According to Peter Klein, Microsoft's finance chief, "there are several dynamics at work." A big factor is a drop in consumer demand as netbook sales crater -- they fell 40 percent for the quarter, according to the company.
It's a trend that's likely to continue: Goldman Sachs estimates notebooks sales will slide by 47 million units over the course of this year and next as more people make a tablet their next purchase.
Microsoft itself has been noticeably absent from the tablet platform arena, which is dominated by Apple but includes a growing number of hardware makers fielding devices running Google's Android OS. In March, the company reportedly plans to wait until its Windows 8 operating system is ready in 2012 before wading into the tablet wars.

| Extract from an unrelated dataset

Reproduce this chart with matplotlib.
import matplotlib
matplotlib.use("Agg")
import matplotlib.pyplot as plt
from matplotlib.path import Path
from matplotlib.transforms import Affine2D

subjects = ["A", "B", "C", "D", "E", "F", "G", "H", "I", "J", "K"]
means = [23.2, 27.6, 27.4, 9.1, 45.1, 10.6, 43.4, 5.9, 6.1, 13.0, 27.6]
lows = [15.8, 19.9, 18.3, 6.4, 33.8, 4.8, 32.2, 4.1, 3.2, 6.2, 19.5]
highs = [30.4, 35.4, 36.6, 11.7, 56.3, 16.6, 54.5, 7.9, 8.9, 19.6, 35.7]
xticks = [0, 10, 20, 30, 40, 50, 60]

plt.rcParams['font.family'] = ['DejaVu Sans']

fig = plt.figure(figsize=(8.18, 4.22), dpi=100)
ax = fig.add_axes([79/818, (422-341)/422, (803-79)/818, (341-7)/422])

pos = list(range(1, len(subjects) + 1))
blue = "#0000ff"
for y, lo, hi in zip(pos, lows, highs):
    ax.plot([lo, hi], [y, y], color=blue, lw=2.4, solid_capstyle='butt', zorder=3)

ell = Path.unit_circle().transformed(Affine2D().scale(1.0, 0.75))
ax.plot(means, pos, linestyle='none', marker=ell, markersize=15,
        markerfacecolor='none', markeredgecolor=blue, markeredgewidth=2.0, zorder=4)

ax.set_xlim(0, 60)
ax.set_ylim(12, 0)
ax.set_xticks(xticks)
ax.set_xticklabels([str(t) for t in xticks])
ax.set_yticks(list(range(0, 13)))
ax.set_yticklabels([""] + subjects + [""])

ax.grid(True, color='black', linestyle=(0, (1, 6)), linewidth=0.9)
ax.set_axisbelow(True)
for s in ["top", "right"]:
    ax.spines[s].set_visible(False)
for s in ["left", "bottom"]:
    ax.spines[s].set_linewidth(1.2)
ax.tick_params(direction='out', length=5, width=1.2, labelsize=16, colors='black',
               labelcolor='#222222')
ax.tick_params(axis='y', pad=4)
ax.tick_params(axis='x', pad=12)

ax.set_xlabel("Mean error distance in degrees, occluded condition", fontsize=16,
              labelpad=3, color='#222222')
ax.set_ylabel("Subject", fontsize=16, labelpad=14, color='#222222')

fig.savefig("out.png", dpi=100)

Windows 8 will begin public testing at the end of this year, according to sources familiar matter. But it may come too late as Apple and Google rushes out increasingly sophisticated products.
That will be a late entry indeed, with competitors potentially rolling out second and third-generation products at the same time, but Microsoft may then be uniquely positioned to offer a full PC-class OS in a tablet.
That could be appealing to consumers -- the market largely shunned netbooks with special operating systems in favor of "full" Microsoft software -- but it will also present the special challenge of optimizing PC-centric software for a very different class of device.
Tablets are almost certainly playing a substantial role in the PC decline. Apple has sold nearly 20 million iPads in a year, and though analyst projections vary widely, all agree that tablets will see sharp growth over the next few years.
Despite the nervous reception of Microsoft's financials, the company performed well as a whole, with profits driven by booming Xbox 360 and Kinect sales, and strong demand for server and business software.
Microsoft's total revenues were $5.2 billion for the first quarter of this year, up from $4 billion a year ago. The increase beat Wall Street expectations, but looks less impressive next to Apple's doubled earnings across the same periods.